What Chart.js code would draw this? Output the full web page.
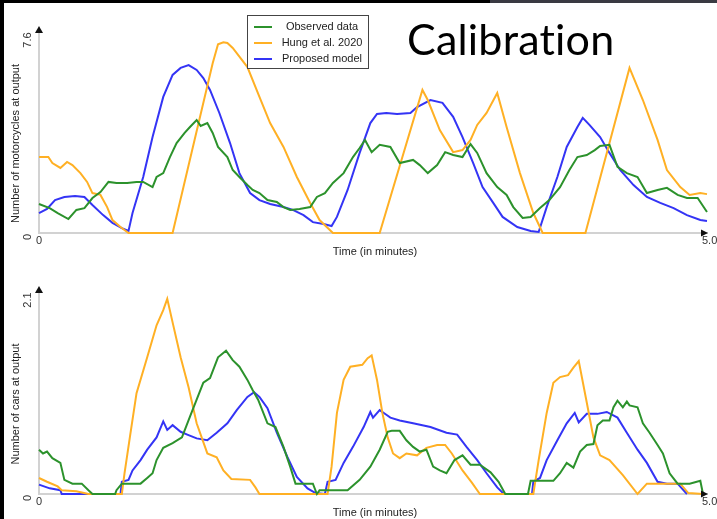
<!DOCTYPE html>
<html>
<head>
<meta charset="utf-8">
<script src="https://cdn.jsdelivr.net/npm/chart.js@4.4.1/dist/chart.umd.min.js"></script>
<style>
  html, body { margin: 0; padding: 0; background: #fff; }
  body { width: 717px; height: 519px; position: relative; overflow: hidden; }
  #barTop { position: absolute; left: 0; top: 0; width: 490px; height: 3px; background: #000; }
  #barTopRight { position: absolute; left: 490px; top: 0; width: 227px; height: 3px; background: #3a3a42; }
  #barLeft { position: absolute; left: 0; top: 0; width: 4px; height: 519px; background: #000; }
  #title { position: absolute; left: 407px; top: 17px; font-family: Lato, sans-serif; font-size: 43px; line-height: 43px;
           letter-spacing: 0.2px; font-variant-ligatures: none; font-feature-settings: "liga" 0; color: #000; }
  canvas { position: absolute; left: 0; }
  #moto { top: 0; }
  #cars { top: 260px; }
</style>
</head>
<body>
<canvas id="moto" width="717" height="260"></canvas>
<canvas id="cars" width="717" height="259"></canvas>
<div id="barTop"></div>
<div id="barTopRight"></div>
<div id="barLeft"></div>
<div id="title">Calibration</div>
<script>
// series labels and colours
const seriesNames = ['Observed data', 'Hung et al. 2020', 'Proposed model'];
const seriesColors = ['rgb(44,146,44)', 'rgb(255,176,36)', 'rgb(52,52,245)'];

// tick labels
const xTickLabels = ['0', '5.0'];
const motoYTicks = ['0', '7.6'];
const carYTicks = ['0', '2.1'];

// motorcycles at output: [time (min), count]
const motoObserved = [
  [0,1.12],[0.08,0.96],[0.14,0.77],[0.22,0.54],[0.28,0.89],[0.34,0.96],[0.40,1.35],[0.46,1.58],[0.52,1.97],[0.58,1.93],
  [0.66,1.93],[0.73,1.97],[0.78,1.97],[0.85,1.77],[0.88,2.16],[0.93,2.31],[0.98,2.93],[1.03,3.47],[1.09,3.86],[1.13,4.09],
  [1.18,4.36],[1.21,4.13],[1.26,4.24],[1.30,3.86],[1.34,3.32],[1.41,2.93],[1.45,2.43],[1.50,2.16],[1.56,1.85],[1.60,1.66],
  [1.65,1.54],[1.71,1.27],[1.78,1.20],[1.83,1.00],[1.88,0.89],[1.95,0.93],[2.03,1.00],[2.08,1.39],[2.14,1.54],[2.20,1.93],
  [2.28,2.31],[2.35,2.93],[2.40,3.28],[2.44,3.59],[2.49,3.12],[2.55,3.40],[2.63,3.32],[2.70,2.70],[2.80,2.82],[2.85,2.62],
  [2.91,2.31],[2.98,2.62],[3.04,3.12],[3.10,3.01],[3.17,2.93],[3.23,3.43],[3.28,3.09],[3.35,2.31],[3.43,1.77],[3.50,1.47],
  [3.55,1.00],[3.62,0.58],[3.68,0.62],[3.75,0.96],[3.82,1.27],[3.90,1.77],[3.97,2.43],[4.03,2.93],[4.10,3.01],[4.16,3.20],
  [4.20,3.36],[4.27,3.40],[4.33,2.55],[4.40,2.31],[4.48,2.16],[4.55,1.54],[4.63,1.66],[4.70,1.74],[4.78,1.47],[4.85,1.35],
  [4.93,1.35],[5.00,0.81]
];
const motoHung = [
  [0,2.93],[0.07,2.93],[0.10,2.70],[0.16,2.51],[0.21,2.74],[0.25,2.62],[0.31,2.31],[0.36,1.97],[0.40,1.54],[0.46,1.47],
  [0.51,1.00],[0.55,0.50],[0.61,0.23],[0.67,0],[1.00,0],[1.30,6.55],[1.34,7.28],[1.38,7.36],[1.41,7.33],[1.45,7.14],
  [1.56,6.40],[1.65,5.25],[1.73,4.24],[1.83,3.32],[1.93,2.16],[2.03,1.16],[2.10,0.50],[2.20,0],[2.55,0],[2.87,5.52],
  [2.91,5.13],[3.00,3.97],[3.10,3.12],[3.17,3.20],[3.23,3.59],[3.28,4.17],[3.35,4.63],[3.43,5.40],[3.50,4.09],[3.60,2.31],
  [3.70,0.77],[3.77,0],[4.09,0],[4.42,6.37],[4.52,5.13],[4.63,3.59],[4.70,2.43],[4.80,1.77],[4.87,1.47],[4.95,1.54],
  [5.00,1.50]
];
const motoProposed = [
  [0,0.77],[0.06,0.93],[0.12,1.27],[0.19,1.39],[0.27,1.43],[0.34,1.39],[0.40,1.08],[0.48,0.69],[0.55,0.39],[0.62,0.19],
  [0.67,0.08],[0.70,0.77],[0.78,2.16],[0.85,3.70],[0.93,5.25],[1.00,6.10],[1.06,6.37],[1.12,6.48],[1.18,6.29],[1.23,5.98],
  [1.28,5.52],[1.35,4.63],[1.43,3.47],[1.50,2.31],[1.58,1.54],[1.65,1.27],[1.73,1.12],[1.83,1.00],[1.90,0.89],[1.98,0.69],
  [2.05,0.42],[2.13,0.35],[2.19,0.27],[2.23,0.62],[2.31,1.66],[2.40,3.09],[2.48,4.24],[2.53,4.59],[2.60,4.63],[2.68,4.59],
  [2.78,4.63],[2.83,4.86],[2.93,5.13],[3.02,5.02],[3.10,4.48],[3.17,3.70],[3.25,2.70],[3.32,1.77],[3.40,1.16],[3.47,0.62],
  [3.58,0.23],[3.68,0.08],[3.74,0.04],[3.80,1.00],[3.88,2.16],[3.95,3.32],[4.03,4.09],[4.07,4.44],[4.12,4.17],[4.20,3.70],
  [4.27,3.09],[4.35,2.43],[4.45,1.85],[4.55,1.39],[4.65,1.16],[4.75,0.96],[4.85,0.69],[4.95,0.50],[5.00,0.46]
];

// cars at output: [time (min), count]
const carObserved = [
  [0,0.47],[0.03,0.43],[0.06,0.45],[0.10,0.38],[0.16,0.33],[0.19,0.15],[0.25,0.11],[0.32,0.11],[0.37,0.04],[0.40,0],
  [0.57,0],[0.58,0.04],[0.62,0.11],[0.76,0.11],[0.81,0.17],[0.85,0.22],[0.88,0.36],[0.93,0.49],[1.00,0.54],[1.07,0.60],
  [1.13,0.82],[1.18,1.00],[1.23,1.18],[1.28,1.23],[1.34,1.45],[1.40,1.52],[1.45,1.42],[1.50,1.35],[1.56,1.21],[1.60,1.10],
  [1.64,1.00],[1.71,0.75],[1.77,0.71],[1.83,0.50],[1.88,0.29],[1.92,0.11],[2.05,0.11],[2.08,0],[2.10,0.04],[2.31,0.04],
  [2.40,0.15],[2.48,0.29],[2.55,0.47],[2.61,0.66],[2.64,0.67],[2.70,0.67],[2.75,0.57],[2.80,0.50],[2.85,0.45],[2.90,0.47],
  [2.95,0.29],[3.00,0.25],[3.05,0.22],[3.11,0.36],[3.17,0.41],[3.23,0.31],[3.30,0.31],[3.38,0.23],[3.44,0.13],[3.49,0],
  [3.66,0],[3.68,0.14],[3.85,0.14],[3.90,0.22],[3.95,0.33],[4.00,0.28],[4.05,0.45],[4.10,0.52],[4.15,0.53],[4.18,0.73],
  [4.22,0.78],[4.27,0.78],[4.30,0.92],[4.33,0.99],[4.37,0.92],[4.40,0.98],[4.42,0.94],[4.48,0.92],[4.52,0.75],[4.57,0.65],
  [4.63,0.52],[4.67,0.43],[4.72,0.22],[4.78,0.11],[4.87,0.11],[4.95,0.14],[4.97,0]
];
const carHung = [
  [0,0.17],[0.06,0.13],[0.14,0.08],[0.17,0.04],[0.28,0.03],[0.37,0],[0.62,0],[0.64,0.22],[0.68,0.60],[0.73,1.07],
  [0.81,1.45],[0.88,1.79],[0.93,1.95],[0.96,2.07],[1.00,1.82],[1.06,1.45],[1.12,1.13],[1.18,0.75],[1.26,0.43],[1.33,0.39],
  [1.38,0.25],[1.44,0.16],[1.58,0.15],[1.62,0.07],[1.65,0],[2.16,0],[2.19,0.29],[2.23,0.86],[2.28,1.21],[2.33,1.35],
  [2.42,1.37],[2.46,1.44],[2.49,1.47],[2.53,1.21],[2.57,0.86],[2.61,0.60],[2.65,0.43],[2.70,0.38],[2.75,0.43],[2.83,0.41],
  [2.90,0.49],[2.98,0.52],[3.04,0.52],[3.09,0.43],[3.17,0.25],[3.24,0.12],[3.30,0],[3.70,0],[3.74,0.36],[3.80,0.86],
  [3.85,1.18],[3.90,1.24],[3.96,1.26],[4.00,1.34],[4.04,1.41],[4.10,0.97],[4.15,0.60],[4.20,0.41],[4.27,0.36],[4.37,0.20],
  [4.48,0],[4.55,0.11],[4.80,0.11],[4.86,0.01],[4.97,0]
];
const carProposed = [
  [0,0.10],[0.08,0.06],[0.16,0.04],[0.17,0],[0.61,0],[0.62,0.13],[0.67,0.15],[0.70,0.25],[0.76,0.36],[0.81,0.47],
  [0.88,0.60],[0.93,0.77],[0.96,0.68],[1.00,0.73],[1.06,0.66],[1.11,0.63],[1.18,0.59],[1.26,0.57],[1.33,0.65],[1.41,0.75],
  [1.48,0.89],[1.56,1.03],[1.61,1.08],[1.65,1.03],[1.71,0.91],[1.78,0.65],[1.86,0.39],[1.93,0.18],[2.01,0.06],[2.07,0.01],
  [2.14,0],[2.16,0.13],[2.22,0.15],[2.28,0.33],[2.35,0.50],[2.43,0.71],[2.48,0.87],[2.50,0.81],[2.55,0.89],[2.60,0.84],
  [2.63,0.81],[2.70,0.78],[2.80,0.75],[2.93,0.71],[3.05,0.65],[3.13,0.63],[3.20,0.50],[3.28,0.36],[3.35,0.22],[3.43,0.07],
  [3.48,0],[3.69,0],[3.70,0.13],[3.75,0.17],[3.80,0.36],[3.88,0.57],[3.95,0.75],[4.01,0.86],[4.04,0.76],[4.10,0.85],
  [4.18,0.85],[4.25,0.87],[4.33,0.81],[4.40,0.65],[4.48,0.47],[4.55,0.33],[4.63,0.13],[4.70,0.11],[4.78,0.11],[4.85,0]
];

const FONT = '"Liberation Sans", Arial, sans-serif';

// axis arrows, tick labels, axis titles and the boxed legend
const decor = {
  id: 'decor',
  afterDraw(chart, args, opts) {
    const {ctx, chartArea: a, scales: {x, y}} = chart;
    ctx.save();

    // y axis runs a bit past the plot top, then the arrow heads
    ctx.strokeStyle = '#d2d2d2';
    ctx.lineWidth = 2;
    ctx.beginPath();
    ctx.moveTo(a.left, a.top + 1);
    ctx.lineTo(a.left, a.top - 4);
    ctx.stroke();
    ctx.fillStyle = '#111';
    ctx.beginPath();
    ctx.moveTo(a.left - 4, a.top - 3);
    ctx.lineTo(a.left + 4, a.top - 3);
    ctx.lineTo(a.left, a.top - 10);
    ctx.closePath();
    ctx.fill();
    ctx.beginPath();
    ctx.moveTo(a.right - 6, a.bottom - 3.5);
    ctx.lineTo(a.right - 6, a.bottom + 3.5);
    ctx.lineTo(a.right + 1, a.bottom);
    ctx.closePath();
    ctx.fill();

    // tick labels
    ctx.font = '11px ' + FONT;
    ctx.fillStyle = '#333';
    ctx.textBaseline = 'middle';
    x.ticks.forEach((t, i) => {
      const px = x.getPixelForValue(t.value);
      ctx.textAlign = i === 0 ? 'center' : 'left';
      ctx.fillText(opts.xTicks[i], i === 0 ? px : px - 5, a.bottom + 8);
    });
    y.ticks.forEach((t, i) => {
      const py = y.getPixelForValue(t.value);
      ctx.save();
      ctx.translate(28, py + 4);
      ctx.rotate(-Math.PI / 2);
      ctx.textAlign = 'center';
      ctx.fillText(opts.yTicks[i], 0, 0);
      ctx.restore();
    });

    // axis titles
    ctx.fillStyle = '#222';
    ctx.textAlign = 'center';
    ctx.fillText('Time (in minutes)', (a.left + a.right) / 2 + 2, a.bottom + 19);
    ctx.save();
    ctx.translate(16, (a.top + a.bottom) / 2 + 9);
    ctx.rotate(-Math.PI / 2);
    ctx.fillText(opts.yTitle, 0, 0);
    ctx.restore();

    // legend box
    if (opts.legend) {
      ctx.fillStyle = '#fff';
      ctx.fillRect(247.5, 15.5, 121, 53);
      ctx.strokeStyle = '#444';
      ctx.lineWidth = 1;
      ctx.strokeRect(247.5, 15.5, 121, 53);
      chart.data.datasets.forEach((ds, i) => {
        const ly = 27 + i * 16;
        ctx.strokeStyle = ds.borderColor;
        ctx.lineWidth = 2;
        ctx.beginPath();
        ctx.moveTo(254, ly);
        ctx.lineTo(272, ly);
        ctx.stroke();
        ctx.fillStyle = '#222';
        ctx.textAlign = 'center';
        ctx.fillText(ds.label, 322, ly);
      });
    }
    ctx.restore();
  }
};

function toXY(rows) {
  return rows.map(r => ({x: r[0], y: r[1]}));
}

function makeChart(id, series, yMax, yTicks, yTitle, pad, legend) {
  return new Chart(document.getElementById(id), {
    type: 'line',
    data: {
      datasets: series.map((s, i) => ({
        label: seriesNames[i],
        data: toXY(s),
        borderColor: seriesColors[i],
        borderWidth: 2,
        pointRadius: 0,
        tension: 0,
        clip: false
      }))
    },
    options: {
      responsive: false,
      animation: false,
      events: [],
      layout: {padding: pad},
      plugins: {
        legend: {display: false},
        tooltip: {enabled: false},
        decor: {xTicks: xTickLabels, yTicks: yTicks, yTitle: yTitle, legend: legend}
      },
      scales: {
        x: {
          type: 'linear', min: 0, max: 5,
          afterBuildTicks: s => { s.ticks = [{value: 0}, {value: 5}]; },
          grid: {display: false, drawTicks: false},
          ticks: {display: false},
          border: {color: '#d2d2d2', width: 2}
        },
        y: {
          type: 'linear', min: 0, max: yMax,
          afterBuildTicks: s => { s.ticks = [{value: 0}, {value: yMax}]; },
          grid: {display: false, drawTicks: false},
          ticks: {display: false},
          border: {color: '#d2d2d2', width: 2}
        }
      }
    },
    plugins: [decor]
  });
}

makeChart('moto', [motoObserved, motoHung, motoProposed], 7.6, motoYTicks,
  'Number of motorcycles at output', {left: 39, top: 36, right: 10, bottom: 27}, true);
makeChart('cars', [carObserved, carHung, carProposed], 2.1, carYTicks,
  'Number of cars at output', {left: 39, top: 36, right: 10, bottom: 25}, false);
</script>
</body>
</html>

======

Please repeat exactly the data above from its first line to the line that contains "const carYTicks = ['0', '2.1'];", inclusive, and leave every picture out.

Response to the exercise:
What Chart.js code would draw this? Output the full web page.
<!DOCTYPE html>
<html>
<head>
<meta charset="utf-8">
<script src="https://cdn.jsdelivr.net/npm/chart.js@4.4.1/dist/chart.umd.min.js"></script>
<style>
  html, body { margin: 0; padding: 0; background: #fff; }
  body { width: 717px; height: 519px; position: relative; overflow: hidden; }
  #barTop { position: absolute; left: 0; top: 0; width: 490px; height: 3px; background: #000; }
  #barTopRight { position: absolute; left: 490px; top: 0; width: 227px; height: 3px; background: #3a3a42; }
  #barLeft { position: absolute; left: 0; top: 0; width: 4px; height: 519px; background: #000; }
  #title { position: absolute; left: 407px; top: 17px; font-family: Lato, sans-serif; font-size: 43px; line-height: 43px;
           letter-spacing: 0.2px; font-variant-ligatures: none; font-feature-settings: "liga" 0; color: #000; }
  canvas { position: absolute; left: 0; }
  #moto { top: 0; }
  #cars { top: 260px; }
</style>
</head>
<body>
<canvas id="moto" width="717" height="260"></canvas>
<canvas id="cars" width="717" height="259"></canvas>
<div id="barTop"></div>
<div id="barTopRight"></div>
<div id="barLeft"></div>
<div id="title">Calibration</div>
<script>
// series labels and colours
const seriesNames = ['Observed data', 'Hung et al. 2020', 'Proposed model'];
const seriesColors = ['rgb(44,146,44)', 'rgb(255,176,36)', 'rgb(52,52,245)'];

// tick labels
const xTickLabels = ['0', '5.0'];
const motoYTicks = ['0', '7.6'];
const carYTicks = ['0', '2.1'];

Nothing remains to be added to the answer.